The merit of this method is obvious: The integral of a rational function which has roots with non-one multiplicity was reduced to an integral of a rational function with simple roots, akin to the domain extension to the Heaviside method. The coefficients must be equated now to find the values from $a$ to $h$, which is a rather tedious and simple task left to a determined reader.

## Application to infinite sums⌗

The following identity involving the polygamma function can be used to compute infinite sums of rational functions:

$\sum_{n=0}^{\infty}\frac{P(n)}{Q(n)}=\sum_{n=0}^{\infty}\sum_{k=1}^{m}{\frac{a_{k}}{(n+b_{k})^{r_{k}}}}=\sum_{k=1}^{m}{\frac{(-1)^{r_{k}}}{(r_{k}-1)!}}a_{k}\psi ^{(r_{k}-1)}(b_{k})$

The second term is a partial fraction decomposition of the rational function, which can be computed using methods described earlier.

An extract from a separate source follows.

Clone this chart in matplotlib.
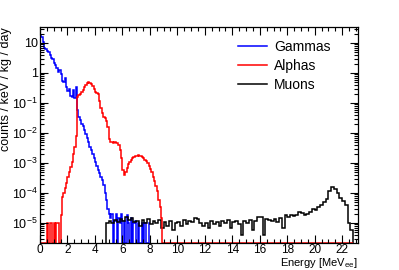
import numpy as np
import matplotlib
matplotlib.use("Agg")
import matplotlib.pyplot as plt
from matplotlib.lines import Line2D
from matplotlib.ticker import LogLocator, MultipleLocator, FixedLocator, FuncFormatter

plt.rcParams["font.family"] = ["Liberation Sans", "DejaVu Sans"]
plt.rcParams["mathtext.fontset"] = "custom"
plt.rcParams["mathtext.rm"] = "Liberation Sans"
plt.rcParams["mathtext.it"] = "Liberation Sans:italic"

# histogram bins (MeV)
gamma_start, gamma_width = 0.0, 0.1
alpha_start, alpha_width = 0.0, 0.1
muon_start, muon_width = 4.8, 0.2

# counts / keV / kg / day
gammas = [19, 16, 11, 7, 6.5, 5.5, 5, 4, 3.2, 3,
          2.2, 1.9, 1.5, 1.1, 1.3, 0.9, 0.55, 0.5, 0.7, 0.35,
          0.26, 0.3, 0.17, 0.16, 0.28, 0.15, 0.33, 0.06, 0.035, 0.027,
          0.02, 0.017, 0.013, 0.009, 0.007, 0.005, 0.0035, 0.0028, 0.002, 0.0015,
          1.1e-3, 8e-4, 6e-4, 4.5e-4, 3.5e-4, 2.8e-4, 1.8e-4, 1e-4, 6e-5, 3e-5,
          2e-5, 1.5e-5, 2e-5, 0, 1.2e-5, 2e-5, 0, 1.5e-5, 1e-5, 2e-5,
          0, 1.2e-5, 0, 1.8e-5, 1e-5, 0, 1.5e-5, 0, 1e-5, 1.2e-5,
          0, 1e-5, 0, 0, 1e-5, 0, 1e-5, 0, 0, 1e-5]

alphas = [0, 0, 0, 0, 0, 1e-5, 0, 1e-5, 1e-5, 0,
          1e-5, 0, 1e-5, 1e-5, 0, 1.9e-5, 7.6e-5, 1e-4, 1.5e-4, 2.2e-4,
          3.5e-4, 5e-4, 7.5e-4, 1.1e-3, 2e-3, 3.5e-3, 8e-3, 0.16, 0.18, 0.2,
          0.24, 0.28, 0.35, 0.4, 0.45, 0.5, 0.48, 0.42, 0.38, 0.3,
          0.24, 0.21, 0.2, 0.12, 0.07, 0.045, 0.035, 0.031, 0.025, 0.016,
          6.5e-3, 5e-3, 5e-3, 4.8e-3, 5e-3, 4.6e-3, 4.5e-3, 4e-3, 2.8e-3, 1.5e-3,
          6e-4, 4e-4, 5e-4, 7e-4, 9e-4, 1.1e-3, 1.3e-3, 1.45e-3, 1.6e-3, 1.7e-3,
          1.75e-3, 1.8e-3, 1.75e-3, 1.7e-3, 1.6e-3, 1.5e-3, 1.3e-3, 1.15e-3, 1e-3, 8e-4,
          6.5e-4, 5e-4, 3.5e-4, 2.5e-4, 1.7e-4, 1.2e-4, 6e-5, 3.5e-5, 1.5e-5, 0]
alphas_empty = [0.0] * 138  # empty bins 9.0 - 22.8 MeV

muons = [1e-5, 1.2e-5, 1e-5, 1.3e-5, 1.1e-5, 1.4e-5, 1.2e-5, 1.6e-5, 1.3e-5, 1.5e-5,
         1.1e-5, 1.2e-5, 8e-6, 1.3e-5, 1e-5, 1.4e-5, 9e-6, 1.2e-5, 1e-5, 1.3e-5,
         7e-6, 1.1e-5, 8e-6, 1.2e-5, 6e-6, 1e-5, 1.1e-5, 8e-6, 1.3e-5, 9e-6,
         1.2e-5, 1.1e-5, 1.5e-5, 1.4e-5, 1e-5, 8e-6, 1e-5, 7e-6, 1.2e-5, 9e-6,
         1.1e-5, 8e-6, 1.2e-5, 1e-5, 1.3e-5, 7e-6, 1.1e-5, 1.2e-5, 9e-6, 4e-6,
         1.2e-5, 1e-5, 1.3e-5, 6e-6, 1.2e-5, 1.6e-5, 1.6e-5, 4e-6, 1.4e-5, 1.3e-5,
         1.2e-5, 1.4e-5, 1.1e-5, 1.5e-5, 7e-6, 1.8e-5, 1.6e-5, 1.9e-5, 1.7e-5, 1.9e-5,
         2.3e-5, 2.2e-5, 1.8e-5, 2e-5, 2.4e-5, 3e-5, 2.8e-5, 3.3e-5, 4e-5, 5e-5,
         6.5e-5, 1.2e-4, 1.6e-4, 1.4e-4, 1e-4, 7e-5, 5.5e-5, 4e-5, 1e-5, 6e-6]

labels = ["Gammas", "Alphas", "Muons"]
colors = ["#0000ff", "#ff0000", "#000000"]

ymin, ymax = 2.15e-6, 34
xmin, xmax = 0, 23.15


def edges(start, width, n):
    return start + width * np.arange(n + 1)


fig = plt.figure(figsize=(3.99, 2.70), dpi=100)
ax = fig.add_axes([40 / 399, 1 - 243 / 270, 318 / 399, 216 / 270])

g = np.array(gammas, dtype=float)
a = np.array(alphas + alphas_empty, dtype=float)
m = np.array(muons, dtype=float)

# empty bins sit on the bottom of the frame, like ROOT does
lw = 1.1
ax.stairs(np.maximum(g, ymin), edges(gamma_start, gamma_width, len(g)),
          color=colors[0], lw=lw, baseline=None)
ax.stairs(np.maximum(m, ymin), edges(muon_start, muon_width, len(m)),
          color=colors[2], lw=lw, baseline=ymin)
ax.stairs(np.maximum(a, ymin), edges(alpha_start, alpha_width, len(a)),
          color=colors[1], lw=lw, baseline=None)

ax.set_yscale("log")
ax.set_xlim(xmin, xmax)
ax.set_ylim(ymin, ymax)

ax.xaxis.set_major_locator(MultipleLocator(2))
ax.xaxis.set_minor_locator(MultipleLocator(0.5))
ax.yaxis.set_major_locator(FixedLocator([1e-5, 1e-4, 1e-3, 1e-2, 1e-1, 1, 10]))
ax.yaxis.set_minor_locator(LogLocator(base=10, subs=np.arange(2, 10), numticks=20))


def ylab(v, pos):
    if v == 1:
        return "1"
    if v == 10:
        return "10"
    return r"$10^{%d}$" % int(round(np.log10(v)))


ax.yaxis.set_major_formatter(FuncFormatter(ylab))
ax.yaxis.set_minor_formatter(FuncFormatter(lambda v, p: ""))

ax.tick_params(which="both", direction="in", top=True, right=True, width=0.8,
               labelsize=9)
ax.tick_params(axis="x", labelsize=8.5, pad=0.5)
ax.tick_params(axis="y", pad=1.5)
ax.tick_params(which="major", length=6)
ax.tick_params(which="minor", length=3)
for s in ax.spines.values():
    s.set_linewidth(0.9)

ax.set_xlabel(r"Energy [MeV$_{\mathrm{ee}}$]", fontsize=8, ha="right", va="bottom")
ax.xaxis.set_label_coords(1.0, -0.124)
ax.set_ylabel("counts / keV / kg / day", fontsize=9, ha="right")
ax.yaxis.set_label_coords(-0.088, 1.0)

handles = [Line2D([], [], color=c, lw=lw) for c in colors]
fig.legend(handles, labels, loc="upper left", bbox_to_anchor=(238 / 399, 1 - 40 / 270),
           frameon=False, fontsize=10, handlelength=2.1, handletextpad=0.5,
           labelspacing=0.35, borderpad=0, borderaxespad=0)

fig.savefig("out.png", dpi=100)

The notation $\psi ^{(a)}(x)$ denotes the polygamma function of the $a$-th order, defined as the $a$-th derivative of the digamma function, the logarithmic derivative of $\Gamma(x)$. While in this scenario $a>0$ and $a\in \mathbb{N}$ is almost taken for granted, the following formula can be used to compute the polygamma function also given that $\Re z > 0$:

{\begin{aligned}\psi ^{(m)}(z)&=(-1)^{m+1}\int _{0}^{\infty }{\frac {t^{m}e^{-zt}}{1-e^{-t}}}\mathrm {d} t\\&=-\int _{0}^{1}{\frac {t^{z-1}}{1-t}}(\ln t)^{m}\mathrm {d} t\\&=(-1)^{m+1}m!\zeta (m+1,z)\end{aligned}}

If $a = 0$ and $\Re z > 0$, then:

$\psi(z) = \int_0^\infty {\frac {e^{-t} } t - \frac {e^{-z t} } {1 - e^{-t} } } \mathrm dt$

If $z$ is outside of the domain, this is easily fixed using the digamma reflection formula: $\psi (1-x)-\psi (x)=\pi \cot \pi x$

Meanwhile the same defect with the general formula is fixed using the polygamma reflection formula: $(-1)^{m}\psi ^{(m)}(1-z)-\psi ^{(m)}(z)=\pi {\frac {\mathrm {d} ^{m}}{\mathrm {d} z^{m}}}\cot {\pi z}=\pi ^{m+1}{\frac {P_{m}(\cos {\pi z})}{\sin ^{m+1}(\pi z)}}$

Given that:

{\begin{aligned}P_{0}(x)&=x\\P_{m+1}(x)&=-\left((m+1)xP_{m}(x)+\left(1-x^{2}\right)P’_{m}(x)\right)\end{aligned}}

## Conclusion⌗

The Heaviside method is a simple and elegant way to compute partial fraction decompositions of rational functions. Researching this topic has been a very interesting experience, and I hope that this blog post will be useful to someone who is also dealing with real and complex analysis in computer algebra.